Sheriff of St. Helena Parish
- In office June 2007 – present
- Preceded by: Ronald "Gun" Ficklin
- Constituency: St. Helena Parish, Louisiana

Personal details
- Born: May 18, 1956 (age 70) East Feliciana Parish, Louisiana
- Party: Democratic
- Alma mater: Louisiana State University
- Profession: Law enforcement

= Nat Williams =

American law-enforcement officer

Nathaniel "Nat" Williams (born May 18, 1956) is an American law-enforcement officer who is the current sheriff of St. Helena Parish, Louisiana, and the first African American ever elected to hold that position in the parish's history.

==Background==
Williams was born in East Feliciana Parish, Louisiana, and graduated from high school there. He is a graduate of the Louisiana State University Basic Training Academy, in Baton Rouge, the D.E.A. Training Academy and has received Police Internal Affairs training, as well as Police Supervisory training. He was first employed by the Sheriff's Department on May 8, 1990, when he started as a patrolman, working his way through the ranks to Chief of Operation.
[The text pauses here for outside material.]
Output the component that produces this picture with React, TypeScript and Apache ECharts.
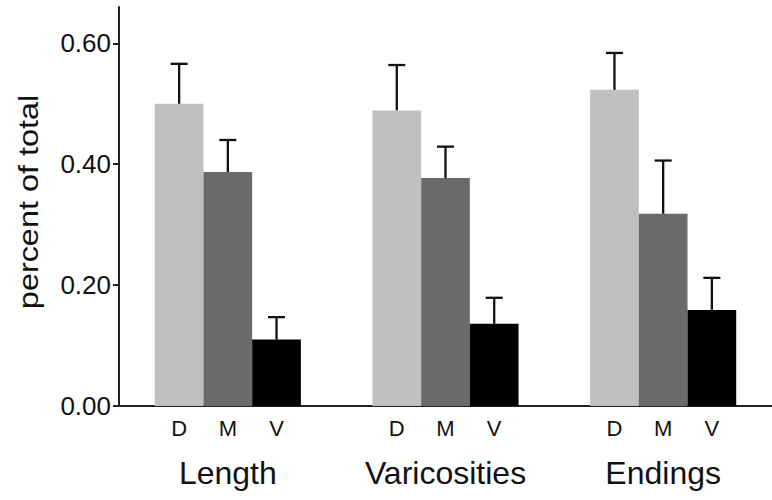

He was the chief criminal deputy sheriff when he was appointed acting sheriff following the resignation of the elected sheriff in early 2007. He then won the October 2007 primary election for sheriff, garnering 51.6% of the vote in a five-candidate field. Williams was re-elected to a fourth term in 2019.

==Controversies==
In the past 11 years, three elected sheriffs and one deputy sheriff in St. Helena Parish have been convicted and sent to jail. In 1997, Sheriff Eugene Holland was found guilty of misuse of government funds and property and using prison inmates for personal labor. His replacement, Chaney Phillips, served for only a year before he was convicted for fraud and money laundering that he committed while Parish Assessor. Ronald "Gun" Ficklin took over the Sheriff's office in 1998. Ficklin, the sheriff Williams replaces, resigned after pleading guilty in federal court last year. Ficklin admitted that he worked with a stolen car ring and had state prisoners housed in the parish jail work as his personal race car pit crew. On June 26, 2008, detectives with the Louisiana State Police arrested Jessie Hughes a deputy with the St. Helena Parish Sheriff's Office on charges of molestation of a juvenile and aggravated rape. Williams suspended then fired Hughes as a result of the allegations.

Sheriff Williams recently stated that he will arrest members of citizens patrols that are carrying "assault weapons" and has described them as threats to the community.
A group of citizens from the 1st and 6th Wards of St. Helena Parish threatened armed vigilante patrols and check points in the community to control unwanted outsiders. The area was having a lot of thefts. A reporter with The Baton Rouge Advocate asked Sheriff Williams about the vigilante patrols and part of his reply was printed and it went viral prompting a threatening letter from the NRA. Once in context and explanations provided, the matter subsided. Many of the Sheriff's Office employees belong to the NRA and the NRA even provided $3,000 seed money for the Sheriff's Office to buy a drug dog.

==As sheriff==
Given the 11-year history of corruption in the sheriff's office, Williams has indicated any further criminal activity would not be tolerated. Williams has also said that he would revive a plan to build a new 150-bed jail, add road deputies to improve response time and drug interdiction as well as step up speed limit enforcement on highways.